Pentagon Commission Releases List of 750 Places Named After Confederate Leaders to be Renamed
21:36 GMT 31.03.2022 (Updated: 13:29 GMT 06.08.2022)
About 50 years after the defeat of the Confederate rebellion, the US military began naming installations after rebel leaders amid a resurgence of white supremacist extremism that included revival of the Ku Klux Klan hate group and “lost cause” nostalgia for the era of Black enslavement.
On Wednesday, the Pentagon’s Naming Commission released a list of some 750 places named after Confederate generals, military officers and politicians that could be renamed amid a broader effort to end commemoration of the rebel movement that was defeated in 1865.
The list includes everything from military bases and forts to naval vessels, individual buildings and streets, and even the crests of certain warships and units that pay homage to the Confederacy, such as that of the USS Shiloh, a cruiser named after the bloody 1862 battle in Tennessee.
“This list is subject to change as we continue our work with the Department of Defense to identify all such assets across the service branches and the department,” the commission said in a statement.
“Inclusion on this list means only that the asset is subject to review by the Commission; renaming and removal recommendations will be included in our final report to Congress no later than Oct. 1, 2022,” the statement added.
The release follows the commission’s delivering of a list of 87 potential replacement names for the 10 US Army installations named after Confederate figures: Fort Bragg, North Carolina; Fort Hood, Texas; Fort Rucker, Alabama; Fort Polk, Louisiana; Fort Benning and Fort Gordon in Georgia; and Virginia’s Fort AP Hill, Fort Lee and Fort Pickett.
On the list of potential replacements are Dwight D. Eisenhower, a former US president and Supreme Allied Commander during World War II; Colin Powell, who was the first Black Chairman of the Joint Chiefs of Staff and Black Secretary of State; Harriet Tubman, an escaped slave who led numerous military expeditions to free thousands of enslaved Black Americans in the US South, including the 1863 raid on Combahee Ferry that freed 800 slaves; and several Medal of Honor recipients.
The process is notably being overseen by Defense Secretary Lloyd Austin, the first Black American to hold the position.
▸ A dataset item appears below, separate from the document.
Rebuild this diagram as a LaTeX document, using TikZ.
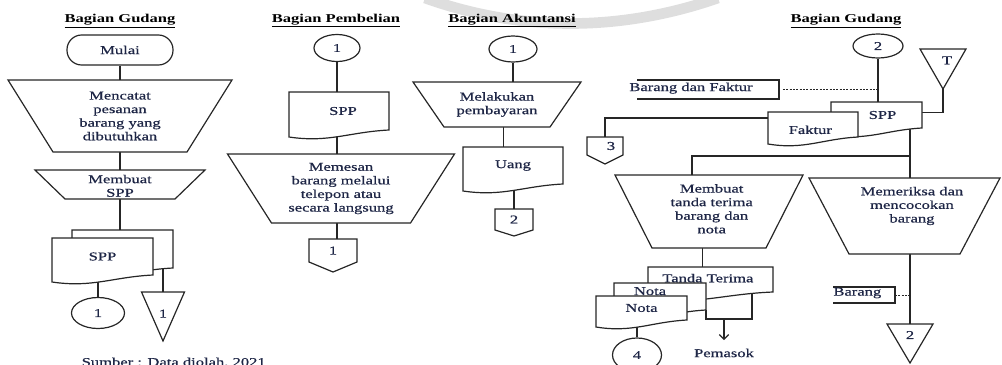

The Confederacy formed in early 1861 out of 11 southern US states that feared the impending inauguration of US President Abraham Lincoln would lead to the end of slavery in the United States, which served as the basis for their plantation-based economies. The resulting war lasted four years, killed more than 1 million Americans, and left much of the South in devastation. However, it also resulted in the abolition of slavery and a Reconstruction program aimed at erasing the inequality between White Americans and the roughly 4 million freed Black slaves, most of whom could not read or write and had no knowledge of politics or business.
When the Reconstruction program was ended by political dealmaking in Washington in 1876 and the southern governments regained sovereignty from the US military, the old White aristocracy reasserted its power and erased most of the gains made by Black southerners, instituting a system of racial apartheid colloquially known as Jim Crow, which persisted until the Civil Rights Movement of the 1960s. During this era of reasserted white supremacy is when places started being named after Confederate figures as the slavery era was looked at more favorably.
Amid the 2020 mass protests demanding justice for George Floyd, a 46-year-old Black man from Minneapolis, Minnesota, who was murdered by a white police officer named Derek Chauvin, activists began tearing down statues of Confederate figures and other white supremacist figures erected during the Jim Crow era, calling them a commemoration of slavery and racism. The movement prompted numerous renamings and an end to many establishments flying the Confederate “Stars and Bars” battle flag, a widespread symbol of the US South, and sparked the Pentagon’s movement toward renaming, as well.
However, that effort was opposed by then-US President Donald Trump, who ordered the reversal of such plans and later fired his defense secretary, Mark Esper, for attempting to push ahead with the renaming process. Congress put the renaming commission into the Pentagon’s 2021 budget and passed it over Trump’s veto.